[PROVIDED ENTRIES]
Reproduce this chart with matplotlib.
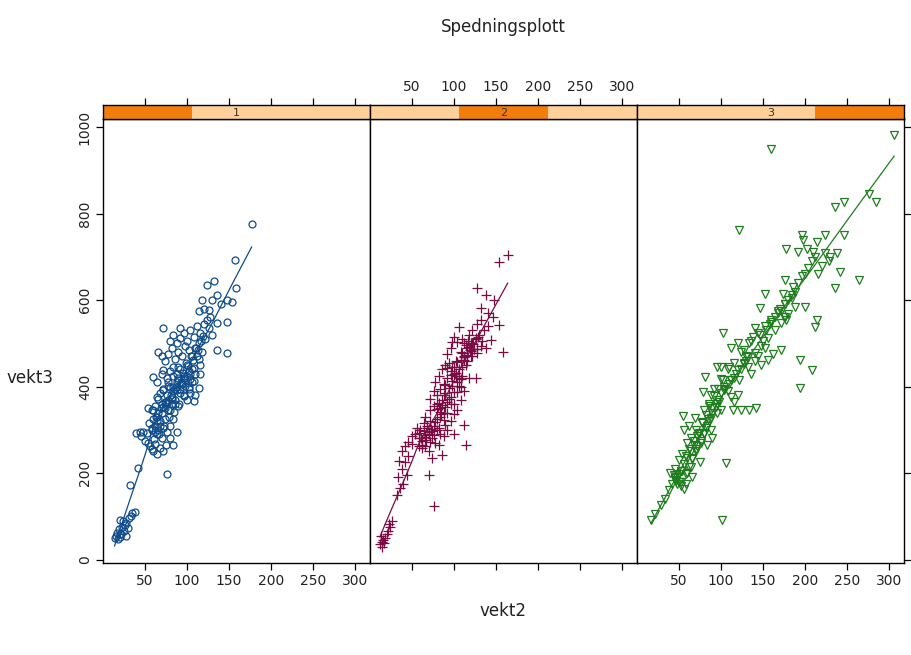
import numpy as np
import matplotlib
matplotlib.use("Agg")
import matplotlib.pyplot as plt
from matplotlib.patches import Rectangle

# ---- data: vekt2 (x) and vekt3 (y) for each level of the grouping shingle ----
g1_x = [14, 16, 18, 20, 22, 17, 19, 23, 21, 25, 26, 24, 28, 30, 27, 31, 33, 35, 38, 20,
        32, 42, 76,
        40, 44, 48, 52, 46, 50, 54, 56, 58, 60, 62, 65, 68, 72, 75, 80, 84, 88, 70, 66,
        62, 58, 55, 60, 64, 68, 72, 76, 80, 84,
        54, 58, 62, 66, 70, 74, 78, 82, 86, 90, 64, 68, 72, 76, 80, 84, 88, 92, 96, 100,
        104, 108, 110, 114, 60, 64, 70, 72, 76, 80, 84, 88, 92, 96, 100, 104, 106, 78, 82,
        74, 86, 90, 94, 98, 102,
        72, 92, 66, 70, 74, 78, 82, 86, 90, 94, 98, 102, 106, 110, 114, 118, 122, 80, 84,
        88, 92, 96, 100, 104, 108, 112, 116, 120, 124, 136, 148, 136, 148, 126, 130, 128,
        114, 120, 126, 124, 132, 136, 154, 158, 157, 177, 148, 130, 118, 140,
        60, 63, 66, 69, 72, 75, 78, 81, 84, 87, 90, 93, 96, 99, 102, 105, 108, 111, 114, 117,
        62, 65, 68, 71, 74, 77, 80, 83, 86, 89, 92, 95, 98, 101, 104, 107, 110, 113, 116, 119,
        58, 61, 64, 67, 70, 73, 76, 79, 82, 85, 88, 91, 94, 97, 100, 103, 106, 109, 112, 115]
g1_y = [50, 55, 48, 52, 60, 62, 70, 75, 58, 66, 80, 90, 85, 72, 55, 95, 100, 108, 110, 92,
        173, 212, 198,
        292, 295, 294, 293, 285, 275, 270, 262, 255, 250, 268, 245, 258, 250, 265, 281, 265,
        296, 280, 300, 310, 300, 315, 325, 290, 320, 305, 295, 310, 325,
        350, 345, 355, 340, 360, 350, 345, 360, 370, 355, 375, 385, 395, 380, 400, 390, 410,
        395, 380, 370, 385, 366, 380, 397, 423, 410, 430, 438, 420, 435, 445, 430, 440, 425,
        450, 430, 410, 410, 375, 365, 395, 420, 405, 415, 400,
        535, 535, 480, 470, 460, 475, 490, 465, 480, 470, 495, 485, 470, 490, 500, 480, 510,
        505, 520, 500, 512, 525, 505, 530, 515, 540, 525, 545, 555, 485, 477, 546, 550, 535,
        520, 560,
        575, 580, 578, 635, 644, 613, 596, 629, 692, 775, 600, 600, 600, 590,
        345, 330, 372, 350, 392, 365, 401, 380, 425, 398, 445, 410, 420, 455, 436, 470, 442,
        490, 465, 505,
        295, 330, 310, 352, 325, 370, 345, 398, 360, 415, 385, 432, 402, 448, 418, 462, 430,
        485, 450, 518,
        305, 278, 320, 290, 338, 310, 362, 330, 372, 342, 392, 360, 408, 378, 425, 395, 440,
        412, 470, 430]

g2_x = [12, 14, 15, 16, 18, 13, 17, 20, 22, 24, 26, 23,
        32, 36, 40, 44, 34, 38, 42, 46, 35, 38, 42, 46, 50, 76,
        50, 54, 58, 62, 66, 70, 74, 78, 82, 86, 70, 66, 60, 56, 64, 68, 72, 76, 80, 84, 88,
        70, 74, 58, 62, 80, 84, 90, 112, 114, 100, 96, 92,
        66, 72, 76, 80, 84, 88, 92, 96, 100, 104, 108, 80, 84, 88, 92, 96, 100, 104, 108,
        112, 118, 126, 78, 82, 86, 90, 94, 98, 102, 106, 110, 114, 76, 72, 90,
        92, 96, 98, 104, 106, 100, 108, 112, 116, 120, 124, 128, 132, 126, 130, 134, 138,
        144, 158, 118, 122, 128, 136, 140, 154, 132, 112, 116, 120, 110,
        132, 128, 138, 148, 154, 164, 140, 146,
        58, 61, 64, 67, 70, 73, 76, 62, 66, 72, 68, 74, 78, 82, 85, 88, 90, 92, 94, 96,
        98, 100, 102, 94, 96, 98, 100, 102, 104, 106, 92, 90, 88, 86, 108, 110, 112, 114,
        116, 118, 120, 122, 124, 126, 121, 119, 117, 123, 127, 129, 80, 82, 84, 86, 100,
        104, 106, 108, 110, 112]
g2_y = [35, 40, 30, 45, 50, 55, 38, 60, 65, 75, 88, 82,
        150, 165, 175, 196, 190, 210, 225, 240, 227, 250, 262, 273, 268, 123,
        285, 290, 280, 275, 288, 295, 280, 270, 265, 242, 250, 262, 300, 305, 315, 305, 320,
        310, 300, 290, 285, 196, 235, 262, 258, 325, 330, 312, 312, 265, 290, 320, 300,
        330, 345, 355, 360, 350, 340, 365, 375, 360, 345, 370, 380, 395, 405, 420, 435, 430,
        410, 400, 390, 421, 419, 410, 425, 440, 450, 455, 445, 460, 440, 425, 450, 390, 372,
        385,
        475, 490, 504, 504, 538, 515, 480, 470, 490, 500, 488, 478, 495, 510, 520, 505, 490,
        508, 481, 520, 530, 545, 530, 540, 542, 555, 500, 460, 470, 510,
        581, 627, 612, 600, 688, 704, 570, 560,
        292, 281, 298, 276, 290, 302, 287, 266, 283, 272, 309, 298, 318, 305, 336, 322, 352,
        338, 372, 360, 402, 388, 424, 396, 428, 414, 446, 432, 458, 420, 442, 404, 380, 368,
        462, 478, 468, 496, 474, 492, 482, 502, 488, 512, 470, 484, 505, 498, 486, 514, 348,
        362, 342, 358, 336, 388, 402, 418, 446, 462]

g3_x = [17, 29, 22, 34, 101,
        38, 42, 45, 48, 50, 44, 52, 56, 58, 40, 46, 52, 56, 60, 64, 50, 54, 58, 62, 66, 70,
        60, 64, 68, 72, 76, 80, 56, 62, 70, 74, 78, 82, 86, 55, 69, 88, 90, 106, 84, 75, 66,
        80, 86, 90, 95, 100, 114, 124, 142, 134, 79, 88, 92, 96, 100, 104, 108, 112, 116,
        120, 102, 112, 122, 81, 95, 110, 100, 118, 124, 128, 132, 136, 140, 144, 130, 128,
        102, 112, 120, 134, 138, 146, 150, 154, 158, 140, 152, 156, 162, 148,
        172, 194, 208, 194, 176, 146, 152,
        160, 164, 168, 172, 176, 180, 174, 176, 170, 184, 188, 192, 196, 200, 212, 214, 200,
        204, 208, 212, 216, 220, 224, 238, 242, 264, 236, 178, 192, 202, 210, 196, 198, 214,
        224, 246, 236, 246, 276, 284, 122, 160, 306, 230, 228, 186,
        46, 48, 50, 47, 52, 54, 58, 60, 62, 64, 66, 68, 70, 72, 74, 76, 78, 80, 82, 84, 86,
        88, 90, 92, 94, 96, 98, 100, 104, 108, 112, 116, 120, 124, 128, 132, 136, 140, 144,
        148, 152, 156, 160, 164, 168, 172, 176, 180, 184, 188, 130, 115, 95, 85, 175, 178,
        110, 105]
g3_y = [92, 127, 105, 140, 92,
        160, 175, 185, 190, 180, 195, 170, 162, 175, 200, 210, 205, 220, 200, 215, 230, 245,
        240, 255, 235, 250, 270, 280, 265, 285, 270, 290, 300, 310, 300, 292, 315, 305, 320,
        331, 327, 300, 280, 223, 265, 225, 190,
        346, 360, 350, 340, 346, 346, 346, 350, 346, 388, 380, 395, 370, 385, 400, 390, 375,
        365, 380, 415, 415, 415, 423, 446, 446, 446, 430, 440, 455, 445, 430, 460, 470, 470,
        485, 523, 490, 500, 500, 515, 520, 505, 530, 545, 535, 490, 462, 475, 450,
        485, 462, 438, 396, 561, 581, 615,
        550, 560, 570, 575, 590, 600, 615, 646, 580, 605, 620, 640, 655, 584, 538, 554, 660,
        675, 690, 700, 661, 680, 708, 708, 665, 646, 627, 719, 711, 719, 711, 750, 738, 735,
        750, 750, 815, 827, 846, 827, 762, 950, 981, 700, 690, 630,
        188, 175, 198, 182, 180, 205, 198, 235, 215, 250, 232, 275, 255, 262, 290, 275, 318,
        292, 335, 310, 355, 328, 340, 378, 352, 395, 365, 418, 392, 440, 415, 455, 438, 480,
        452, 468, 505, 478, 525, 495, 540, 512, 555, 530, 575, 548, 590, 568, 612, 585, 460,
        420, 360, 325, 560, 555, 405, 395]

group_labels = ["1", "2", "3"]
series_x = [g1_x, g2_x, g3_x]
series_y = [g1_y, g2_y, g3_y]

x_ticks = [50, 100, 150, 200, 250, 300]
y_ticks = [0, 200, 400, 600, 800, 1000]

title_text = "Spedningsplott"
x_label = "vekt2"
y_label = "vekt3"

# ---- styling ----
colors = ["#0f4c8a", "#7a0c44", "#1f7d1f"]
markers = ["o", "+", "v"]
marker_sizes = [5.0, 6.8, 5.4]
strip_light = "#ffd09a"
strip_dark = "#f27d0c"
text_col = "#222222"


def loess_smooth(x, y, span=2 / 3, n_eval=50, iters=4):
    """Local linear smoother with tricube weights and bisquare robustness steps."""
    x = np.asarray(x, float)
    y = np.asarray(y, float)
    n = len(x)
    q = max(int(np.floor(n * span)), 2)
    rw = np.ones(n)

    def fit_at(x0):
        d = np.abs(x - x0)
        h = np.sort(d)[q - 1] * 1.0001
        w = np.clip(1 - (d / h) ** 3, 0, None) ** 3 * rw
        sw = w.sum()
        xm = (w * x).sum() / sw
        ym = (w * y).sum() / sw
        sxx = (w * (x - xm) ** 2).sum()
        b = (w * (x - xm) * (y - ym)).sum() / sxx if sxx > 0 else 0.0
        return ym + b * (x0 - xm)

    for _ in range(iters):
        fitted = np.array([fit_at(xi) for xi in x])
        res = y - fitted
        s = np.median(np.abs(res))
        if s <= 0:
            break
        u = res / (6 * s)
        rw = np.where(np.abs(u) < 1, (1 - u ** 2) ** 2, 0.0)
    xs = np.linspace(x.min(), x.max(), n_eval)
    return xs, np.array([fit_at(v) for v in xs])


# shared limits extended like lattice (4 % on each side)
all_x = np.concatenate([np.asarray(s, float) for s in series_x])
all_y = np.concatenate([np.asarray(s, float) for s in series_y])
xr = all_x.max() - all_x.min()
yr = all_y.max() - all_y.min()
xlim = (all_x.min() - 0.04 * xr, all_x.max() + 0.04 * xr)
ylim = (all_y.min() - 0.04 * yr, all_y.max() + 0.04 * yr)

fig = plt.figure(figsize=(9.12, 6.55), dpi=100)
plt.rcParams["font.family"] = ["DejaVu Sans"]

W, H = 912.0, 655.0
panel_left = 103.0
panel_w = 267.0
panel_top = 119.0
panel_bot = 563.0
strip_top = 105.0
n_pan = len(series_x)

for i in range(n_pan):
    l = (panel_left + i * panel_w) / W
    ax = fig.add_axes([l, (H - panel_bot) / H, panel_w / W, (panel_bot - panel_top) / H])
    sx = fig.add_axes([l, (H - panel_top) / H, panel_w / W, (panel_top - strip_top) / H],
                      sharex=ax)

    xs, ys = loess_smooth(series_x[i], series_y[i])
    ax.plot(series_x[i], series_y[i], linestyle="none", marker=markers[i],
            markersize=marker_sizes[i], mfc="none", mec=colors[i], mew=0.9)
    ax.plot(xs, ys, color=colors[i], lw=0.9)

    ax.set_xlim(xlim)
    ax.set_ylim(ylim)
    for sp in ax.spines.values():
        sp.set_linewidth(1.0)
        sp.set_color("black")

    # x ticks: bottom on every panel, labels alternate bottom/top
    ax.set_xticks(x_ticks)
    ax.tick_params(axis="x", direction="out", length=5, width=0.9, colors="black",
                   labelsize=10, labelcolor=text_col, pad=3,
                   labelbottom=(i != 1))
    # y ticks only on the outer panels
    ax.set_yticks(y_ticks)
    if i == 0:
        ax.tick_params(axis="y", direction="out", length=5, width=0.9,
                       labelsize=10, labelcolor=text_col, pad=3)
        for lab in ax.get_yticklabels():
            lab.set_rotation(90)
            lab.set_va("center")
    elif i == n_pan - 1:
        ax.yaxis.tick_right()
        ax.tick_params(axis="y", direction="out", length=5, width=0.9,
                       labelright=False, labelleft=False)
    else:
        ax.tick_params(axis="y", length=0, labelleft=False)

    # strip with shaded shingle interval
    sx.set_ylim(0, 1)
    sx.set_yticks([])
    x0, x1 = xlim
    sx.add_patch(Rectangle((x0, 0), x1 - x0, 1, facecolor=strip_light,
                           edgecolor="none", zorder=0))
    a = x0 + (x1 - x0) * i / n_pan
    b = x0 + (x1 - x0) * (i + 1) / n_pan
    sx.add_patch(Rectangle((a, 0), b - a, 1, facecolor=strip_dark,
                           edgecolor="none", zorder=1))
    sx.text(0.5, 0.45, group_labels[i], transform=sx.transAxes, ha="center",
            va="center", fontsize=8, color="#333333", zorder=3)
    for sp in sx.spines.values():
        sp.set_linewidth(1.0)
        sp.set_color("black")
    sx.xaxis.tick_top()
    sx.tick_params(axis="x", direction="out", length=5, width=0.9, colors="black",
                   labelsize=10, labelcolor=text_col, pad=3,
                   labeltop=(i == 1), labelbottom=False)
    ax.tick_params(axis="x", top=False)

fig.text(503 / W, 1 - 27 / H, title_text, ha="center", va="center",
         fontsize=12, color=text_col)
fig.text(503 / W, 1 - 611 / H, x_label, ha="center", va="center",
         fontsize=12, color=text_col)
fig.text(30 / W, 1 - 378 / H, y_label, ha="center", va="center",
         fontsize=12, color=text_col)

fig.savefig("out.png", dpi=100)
...
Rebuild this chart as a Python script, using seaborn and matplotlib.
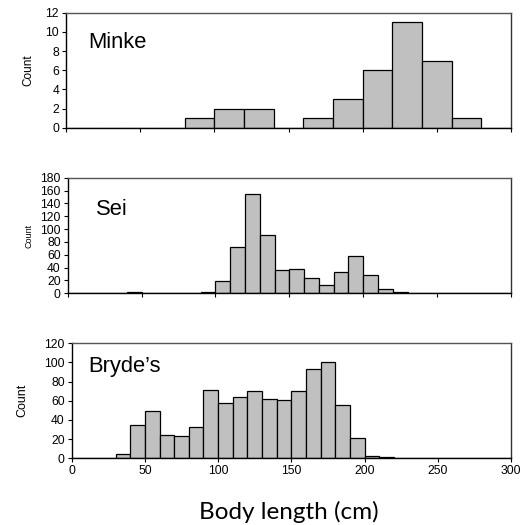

[PROBLEM TO WORK ON]
Write out the lines from the one containing "Reproduce this chart with matplotlib." down to the one containing "from matplotlib.patches import Rectangle", both included, exactly as they appear. Leave out any pictures.

[TASK SOLUTION]
Reproduce this chart with matplotlib.
import numpy as np
import matplotlib
matplotlib.use("Agg")
import matplotlib.pyplot as plt
from matplotlib.patches import Rectangle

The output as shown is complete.